To complete the proof, one shows that the preimage of a point under the composition $M(P) \to \mathcal{M}_{Ell} \to \mathbb{A}^1_j$ has size equal to the degree of $P$ over $(Ell)$ divided by the order of the automorphism group of the underlying elliptic curve, by using representability to deduce the freeness of the group action.  This yields $$\deg P \cdot \sum_{\text{supersingular } j} \frac{1}{|\operatorname{Aut} E_j|} = \deg P \cdot \frac{p-1}{24},$$
and we are done.

The Verschiebung and the Hasse invariant deserve some additional explanation.  For any $\mathbb{F}_p$-scheme $X$, there is an absolute Frobenius map $X \to X$ which on affines is the functor $\operatorname{Spec}$ applied to the $p$-th power map.  For an $\mathbb{F}_p$-scheme $S$ and an $S$-scheme $X$, one obtains an $S$-scheme $X^{(p)}$ as the pullback of $X$ over the absolute Frobenius on $S$.  By the universal property of pullbacks, the absolute Frobenius on $X$ factors through an $S$-map $X \to X^{(p)}$, called the relative Frobenius.  Over an elliptic curve $E \to S$, this map turns out to be an isogeny of degree $p$.  The Verschiebung $V: E^{(p)} \to E$ is defined as the dual to the relative Frobenius isogeny $F: E \to E^{(p)}$, and the multiplication by $p$ map on $E$ factors as $[p] = VF$.  

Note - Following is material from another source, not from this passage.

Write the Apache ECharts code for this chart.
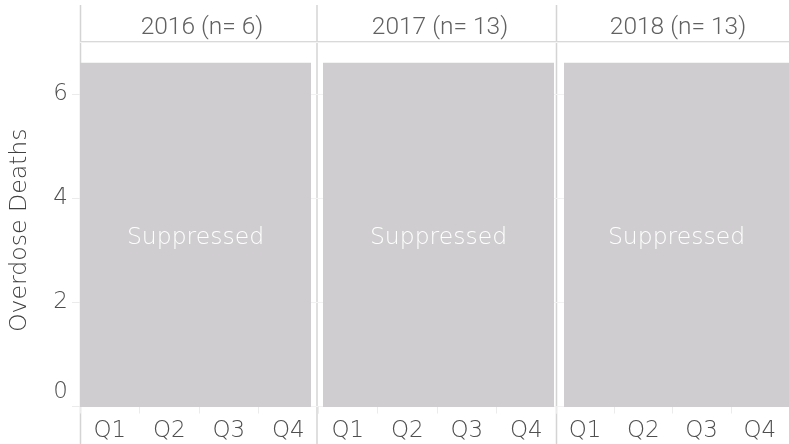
<!DOCTYPE html>
<html>
<head>
<meta charset="utf-8">
<script src="https://cdn.jsdelivr.net/npm/echarts@6/dist/echarts.min.js"></script>
<style>
  html, body { margin: 0; padding: 0; background: #fff; }
  #chart { width: 789px; height: 444px; }
</style>
</head>
<body>
<div id="chart"></div>
<script>
// ---- data ----
const years = ['2016', '2017', '2018'];
const counts = [6, 13, 13];
const quarters = ['Q1', 'Q2', 'Q3', 'Q4'];
const suppressedHeight = [6.6, 6.6, 6.6];
const suppressedLabel = 'Suppressed';
const yTitle = 'Overdose Deaths';

// ---- styling / layout ----
const FONT = "'DejaVu Sans', Roboto, sans-serif";
const FW = 200;
const FONT2 = "Roboto, sans-serif";
const FW2 = 300;
const panelLeft = [80, 318, 556];
const panelWidth = 238;
const gridTop = 42;
const gridBottom = 37.5;
const rectInset = [[0, 7], [5, 2], [8, 0]];
const barColor = '#cfcdcf';
const textColor = '#4f4f4f';

const chart = echarts.init(document.getElementById('chart'));

const grids = [], xAxes = [], yAxes = [], series = [], titles = [];
years.forEach((yr, i) => {
  grids.push({ left: panelLeft[i], width: panelWidth, top: gridTop, bottom: gridBottom });
  xAxes.push({
    type: 'category', gridIndex: i, data: quarters, boundaryGap: true,
    axisLine: { show: false },
    axisTick: { show: true, length: 7, lineStyle: { color: '#ebebeb' } },
    axisLabel: { color: textColor, fontSize: 23, fontFamily: FONT, fontWeight: FW, margin: 13 },
    splitLine: { show: false }
  });
  yAxes.push({
    type: 'value', gridIndex: i, min: 0, max: 7, interval: 2,
    name: i === 0 ? yTitle : '', nameLocation: 'middle', nameGap: 48,
    nameTextStyle: { color: '#404040', fontSize: 23.6, fontFamily: FONT, fontWeight: FW, padding: [0, 12, 0, 0] },
    axisLine: { show: false },
    axisTick: { show: i === 0, length: 8, lineStyle: { color: '#ebebeb' } },
    axisLabel: {
      show: i === 0, showMaxLabel: false, margin: 12,
      color: textColor, fontSize: 23, fontFamily: FONT, fontWeight: FW,
      formatter: v => v === 0 ? '{z|0}' : String(v),
      rich: { z: { color: textColor, fontSize: 23, fontFamily: FONT, fontWeight: FW, padding: [0, 0, 29, 0] } }
    },
    splitLine: { show: true, lineStyle: { color: '#f2f2f2', width: 1 } }
  });
  titles.push({
    text: yr + ' (n= ' + counts[i] + ')',
    left: panelLeft[i] + panelWidth / 2 - 2, top: 10, textAlign: 'center',
    textStyle: { color: '#616161', fontSize: 24.5, fontFamily: FONT2, fontWeight: FW2 }
  });
  series.push({
    type: 'custom', xAxisIndex: i, yAxisIndex: i, z: 3,
    data: [[0, suppressedHeight[i]]],
    encode: { x: 0, y: 1 },
    renderItem: (params, api) => {
      const band = api.size([1, 0])[0];
      const base = api.coord([0, 0]);
      const topPt = api.coord([0, api.value(1)]);
      const last = api.coord([quarters.length - 1, 0]);
      const ins = rectInset[params.seriesIndex];
      const x0 = base[0] - band / 2 + ins[0];
      const x1 = last[0] + band / 2 - ins[1];
      return {
        type: 'group',
        children: [
          { type: 'rect', shape: { x: x0, y: topPt[1], width: x1 - x0, height: base[1] - topPt[1] + 0.5 },
            style: { fill: barColor } },
          { type: 'text', z2: 10,
            style: { text: suppressedLabel, x: (x0 + x1) / 2, y: (topPt[1] + base[1]) / 2 + 3,
              align: 'center', verticalAlign: 'middle', fill: '#ffffff',
              fontSize: 23.5, fontFamily: FONT, fontWeight: FW } }
        ]
      };
    }
  });
});

const graphics = [];
[80.5, 317, 556.5].forEach(x => {
  graphics.push({ type: 'line', z: 0, shape: { x1: x, y1: 5, x2: x, y2: 444 },
    style: { stroke: '#d4d4d4', lineWidth: 1.5 } });
});
graphics.push({ type: 'line', z: 0, shape: { x1: 80, y1: 42, x2: 789, y2: 42 },
  style: { stroke: '#d9d9d9', lineWidth: 2 } });

chart.setOption({
  animation: false,
  title: titles,
  grid: grids,
  xAxis: xAxes,
  yAxis: yAxes,
  series: series,
  graphic: graphics
});
</script>
</body>
</html>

The kernel of Frobenius is always a connected group scheme of length $p$, and the kernel of the Verschiebung over a field is connected if and only if the full $p$-torsion subgroup is connected.  The latter case can be taken as a definition of supersingularity over geometric points, and for general $\mathbb{F}_p$-schemes, any family of elliptic curves with at least one supersingular geometric fiber is called supersingular.  The Hasse invariant is the induced map on $S$-Lie algebras: $\text{Lie}V: \text{Lie}(E/S)^{(p)} \to \text{Lie}(E/S)$.  It is an isomorphism if and only if $E$ is not supersingular (i.e., $E$ is ordinary), as one can calculate by examining formal groups.  We can write it as an element of $\text{Hom}(\text{Lie}(E/S)^{(p)}, \text{Lie}(E/S)) = \text{Hom}(\text{Lie}(E/S)^{\otimes p}, \text{Lie}(E/S)) = H^0(S, \omega_{E/S}^{\otimes p-1})$.  It is a modular form of weight $p-1$, and its $q$-expansion is identically 1.

The fact that $\omega_P$ has degree $\frac{1}{24}\deg P$ is still a bit of a conceptual mystery to me.  It is proved by first calculating it for a full level 3 structure (which has degree 24) and then transferring to all other representable moduli problems.